Together, these three fields—electrical, biomedical and mechanical engineering— laid the foundation for Kirsch’s career. Today, he serves as the principal investigator in the Case-Coulter Translational Research partnership—a consortium of researchers, engineers and clinicians from across Cleveland—as well as the executive director of the Cleveland Functional Electrical Stimulation (FES) Center.
Kirsch’s research focuses on the restoration of arm movements for people with complete upper limb paralysis from high-level spinal cord injuries. He employs FES to administer small, artificially generated, low-level electrical pulses to stimulate participants’ muscles to make movement.
“In the last 15 years, we’ve been working on ways to provide people with control of their arms, and that’s through brain recordings,” Kirsch said. “So we use what are called brain-computer interfaces, implant electrodes in the brains of people and have them think about making movements and then having the FES center stimulate the muscles so that those movements occur.”
What keeps Kirsch motivated in his work is the new knowledge arising from science that his team incorporates as they work with participants who receive the systems. The participants themselves also offer suggestions on how things can be improved.
Developments outside of the project offer opportunities as well. For instance, faster computers and the evolution of the brain electrodes that the team uses have made processes more effective for them.
The next big step will be turning the brain-controlled FES into something people can routinely use.
“I think we’ve shown the basic feasibility of the approach, and now we have to make it so that it’s easier to install, it’s less expensive, it’s easier to use by a non-scientist,” he said. “These are the next challenges ahead, really.”
Jeanette M. and Joseph S. Silber Professor of Brain Sciences Professor, Department of Physiology and Biophysics
To address big challenges, Xin Qi is looking small—really small.
Her research team at Case Western Reserve University is exploring the cellular and molecular mechanisms involved in neurodegenerative diseases—chronic conditions that affect millions of people worldwide, whether firsthand or by way of a loved one living with conditions such as Alzheimer’s or Parkinson’s.
To best tackle these conditions, Qi and her team are focused on what role mitochondria play in neurodegenerative diseases in order to develop a mitochondria-targeted therapeutic approach as a treatment option.
The mitochondrion is a critical subcellular organelle that produces more than 90% of energy for cells.
“Many people are suffering from neurodegenerative disease … but so far, we don’t really have [a] therapeutic option,” said Qi, who serves as the director of Case Western Reserve’s graduate program in physiology and biophysics.
Qi’s focus on the unique characteristics of mitochondrial structure first caught her attention during her own postdoc experience. When studying a brain disorder caused by hypertension, she and her colleagues found abnormal mitochondrial structures in their animal models. After coming to CWRU and establishing her own lab in 2011, Qi was able to focus on this area.

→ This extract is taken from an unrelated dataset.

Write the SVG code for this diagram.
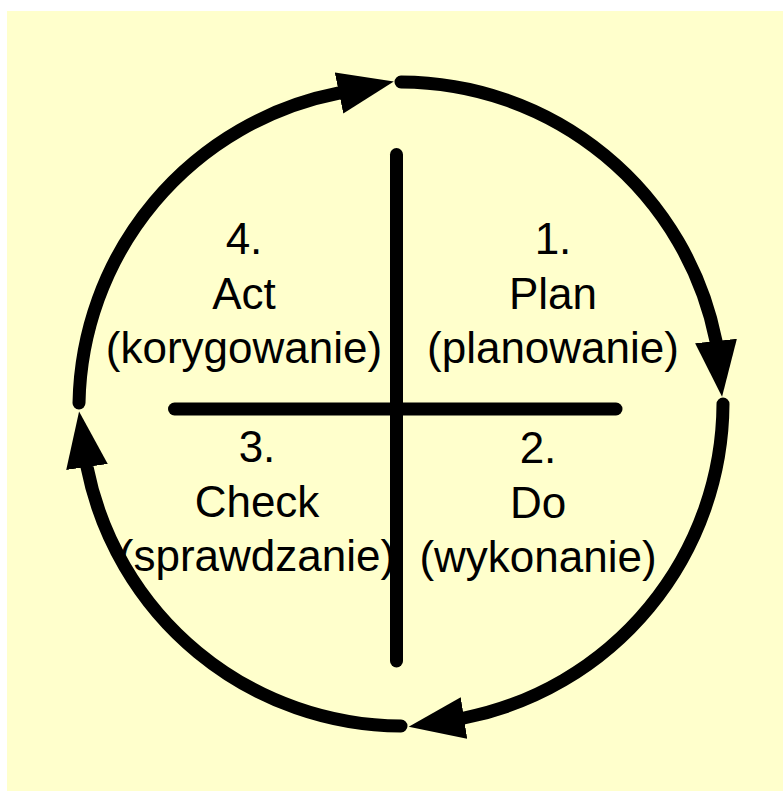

Beyond her work at the university, Qi is the chief scientific officer of JanusQ, an early-stage company developing peptide-based therapies to target mitochondrial dysfunction in neurodegenerative diseases.
“We showed that treatment with this peptide-based drug could be beneficial in the multiple animal models,” she explained, “so I think that that has really indicated the novel therapeutic approach for the field.”
Mitochondrial damage is a factor in the development of many human diseases, including neurodegenerative disease, but it’s unknown whether this is a cause or secondary consequence. The Qi Laboratory is trying to figure that out.
“In the past 10 years, the field has been drastically developing… and still we don’t know a lot about the organelle, which is critical for the development of human diseases,” said Qi. “We should pay more attention and emphasize more on the study of mitochondria.”